A few years back I was coaching a sales team that was preparing for a site visit in which one of the team members used an analogy to describe the prospect’s situation. She said they were “like spumoni”, comparing the multiple layers and complexities associated with the prospect’s situation to the multiple layers of different flavored ice cream in the Italian dessert. We all chuckled at the comparison, and throughout the rehearsal team members built upon it and referenced it. They knew instinctively that the analogy would help to communicate to the prospect that we understood that their situation was uniquely complex and that we were adept and experienced at addressing complex situations (one of the three key messages we wanted to communicate).
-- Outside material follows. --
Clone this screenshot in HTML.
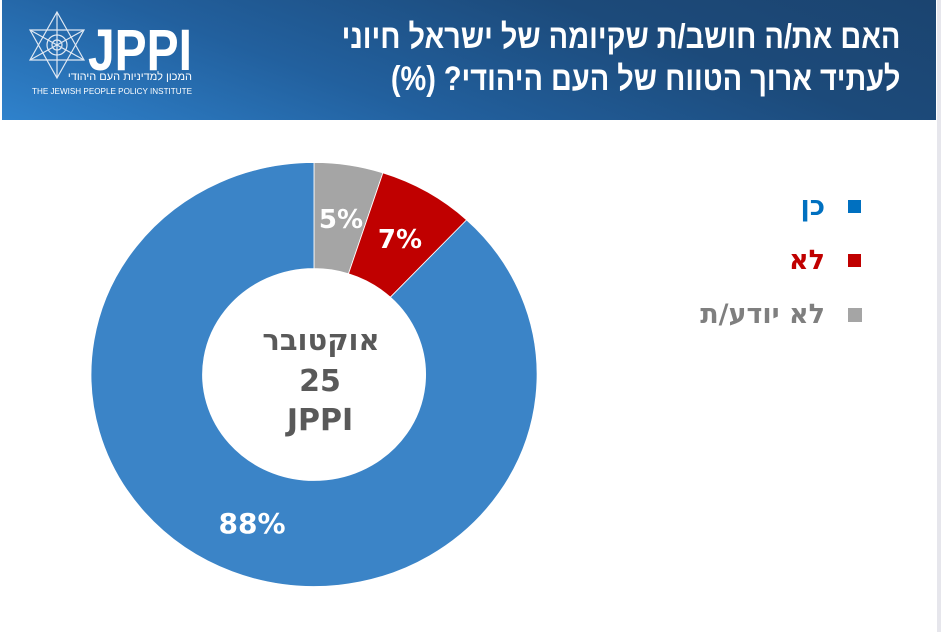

To drive it home further, and to have a little fun, we decided to ask the company catering lunch to serve spumoni for dessert.
I was not surprised when during the debrief, the team told me that the analogy was well received by the client. It went a long way in helping them communicate one of their critical points and added some light-heartedness to the day.
Analogies, metaphors and similes work because they make the unfamiliar familiar and often the complex simple. John Pollack, former Bill Clinton Speech writer and author of the book Shortcut believes that the “analogical instinct”–the ability to see how certain things are like other things–is at the root of innovation and of sales, and that analogies are the “lifeblood” of business.
I think the reason the spumoni analogy was “sticky” (I love a pun) with both the team members and the client, was not only that it helped to solidify an idea, but it was unexpected. Had the team member used a different analogy like “multi-faceted”, which has been used so often we actually forget that it is an analogy, it would not have been as effective. When an analogy gets overused, it becomes almost meaningless (think “brainstorming”, “out of the box”, and “drill down”).
The spumoni team won the deal. While I am sure there was a lot more than spumoni driving the client’s decision, I can’t help but think that it contributed to helping this team communicate their understanding of the clients situation while, at the same time, making the day a little more interesting.
Keep your ears and eyes open for analogies or metaphors that can help you emphasize an important point you are trying to make. Take a few minutes to brainstorm with your team potential analogies. If one resonates, think about ways you can leverage it to inject a little levity into what can often be a dry day for clients. Explore the possibility of an image or give-away that will help build on the analogy.
Have you ever used a powerful analogy in your sales situations?